E a expressão é mesmo esta: capazes de tudo. Muito do que é o nosso comportamento não depende de um "eu" misterioso e imune à circunstâncias, mas antes do estado do meio de que participamos. «Eu sou eu e a minha circunstância», dizia Ortega y Gasset. Daí a extraordinária importância da qualidade do ambiente social em que vivemos.
Muitos dos portugueses participaram "daqueles mesmos" combates, mas por um lado diferente daquele em que agora vemos o filme. Mataram, incendiaram, vingaram... em resposta aos "terroristas" e em defesa daquilo que «era nosso». Por isso mesmo, não foi insignificante o facto de termos evitado discutir a guerra colonial. Creio que foi bom, porque iríamos encontrar muitos demónios à solta. Mas talvez também tenha sido mau, porque esses demónio ficaram presos dentro de muitos dos nossos combatentes.
Volto de novo ao Ruanada. Àquela terra que parece amaldiçoada. Para lembrar que ali se está a operar uma das maiores "batalhas de reconciliação", passe a aparente contradição. Batalha porque tarefa difícil, que pode ser ganha ou perdida, às vezes por muito pouco. De reconciliação, porque se trata de fazer as pazes entre hutus e tutsis. Como é que é possível que as vítimas possam com-viver com os carrascos? Como é que os sobreviventes do massacre podem viver em paz com aqueles que só não os mataram porque não tiveram o tempo suficiente?
Essa é a mesma questão que já se colocou aos judeus após o holocausto.
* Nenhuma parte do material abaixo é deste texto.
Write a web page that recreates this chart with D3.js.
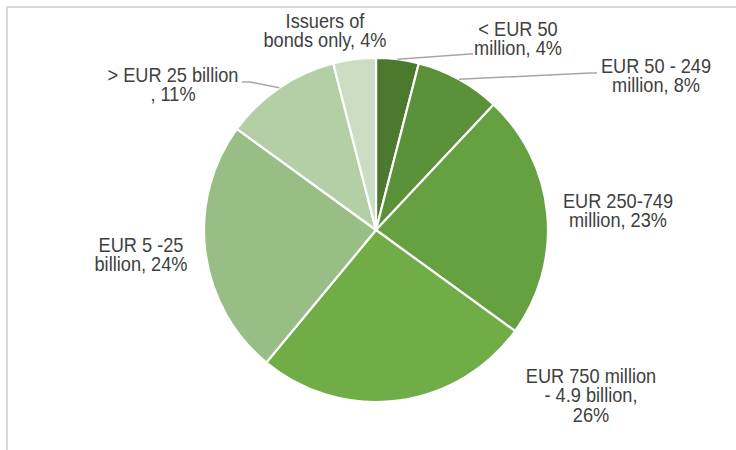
<!DOCTYPE html>
<html>
<head>
<meta charset="utf-8">
<script src="https://cdn.jsdelivr.net/npm/d3@7"></script>
<style>
  html, body { margin: 0; padding: 0; background: #ffffff; }
  svg { display: block; }
</style>
</head>
<body>
<svg id="chart" width="736" height="450"></svg>
<script>
// Share of issuers by size class (clockwise from 12 o'clock)
const categories = [
  "< EUR 50 million",
  "EUR 50 - 249 million",
  "EUR 250-749 million",
  "EUR 750 million - 4.9 billion",
  "EUR 5 -25 billion",
  "> EUR 25 billion",
  "Issuers of bonds only"
];
const shares = [4, 8, 23, 26, 24, 11, 4];
const sliceColors = ["#4b7a2f", "#5a9139", "#65a041", "#70ad47", "#98be85", "#b4cfa6", "#cbddc2"];

// Label text lines for each slice
const labelLines = [
  ["< EUR 50", "million, 4%"],
  ["EUR 50 - 249", "million, 8%"],
  ["EUR 250-749", "million, 23%"],
  ["EUR 750 million", "- 4.9 billion,", "26%"],
  ["EUR 5 -25", "billion, 24%"],
  ["> EUR 25 billion", ", 11%"],
  ["Issuers of", "bonds only, 4%"]
];

// Label placement (centre x, first baseline y) and leader-line end points
const labelPos = [
  [518, 36], [656, 73], [618, 208], [591, 383], [141, 252], [173, 82], [325, 28]
];
const leaderEnds = [
  [[470, 54], [473, 54]],
  [[590, 73], [597, 73]],
  null, null, null,
  [[250, 82], [242, 82]],
  null
];

const width = 736, height = 450;
const cx = 376, cy = 230, radius = 172;

const svg = d3.select("#chart");

// Frame lines along the top and left edges
svg.append("path")
  .attr("d", `M7,${height} L7,7 L${width},7`)
  .attr("fill", "none")
  .attr("stroke", "#d9d9d9")
  .attr("stroke-width", 2);

const pie = d3.pie().sort(null).value(d => d)(shares);
const arc = d3.arc().innerRadius(0).outerRadius(radius);

const g = svg.append("g").attr("transform", `translate(${cx},${cy})`);

g.selectAll("path.slice")
  .data(pie)
  .join("path")
  .attr("class", "slice")
  .attr("d", arc)
  .attr("fill", (d, i) => sliceColors[i])
  .attr("stroke", "#ffffff")
  .attr("stroke-width", 2.2)
  .attr("stroke-linejoin", "round");

// Leader lines from slice edge (mid-angle) to the label
pie.forEach((d, i) => {
  const ends = leaderEnds[i];
  if (!ends) return;
  const a = (d.startAngle + d.endAngle) / 2;
  const start = [cx + radius * Math.sin(a), cy - radius * Math.cos(a)];
  const pts = [start, ...ends];
  svg.append("path")
    .attr("d", d3.line()(pts))
    .attr("fill", "none")
    .attr("stroke", "#a6a6a6")
    .attr("stroke-width", 1.5);
});

// Data labels
const fontSize = 20, lineGap = 19.5, squeeze = 0.91;
labelLines.forEach((lines, i) => {
  const [x, y] = labelPos[i];
  const t = svg.append("g")
    .attr("transform", `translate(${x},${y}) scale(${squeeze},1)`)
    .append("text")
    .attr("text-anchor", "middle")
    .attr("font-family", "'Liberation Sans', Arial, sans-serif")
    .attr("font-size", fontSize)
    .attr("fill", "#404040");
  lines.forEach((ln, j) => {
    t.append("tspan").attr("x", 0).attr("y", j * lineGap).text(ln);
  });
});
</script>
</body>
</html>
E que se pode colocar a muitos africanos de hoje, sobreviventes da guerra colonial. Ou aos herdeiros morais das vítimas da Argentina, do Chile...
Mas não é só lá, algures, que estas coisas acontecem. Também cá, entre nós, se passa o mesmo, nas devidas proporções. É só porque o ambiente é outro que não se vai tão longe. Mas nós vemos, com uma nitidez impressionante, como a intolerância é a mesma e os efeitos não são os mesmos porque e apenas porque lhes é impossível.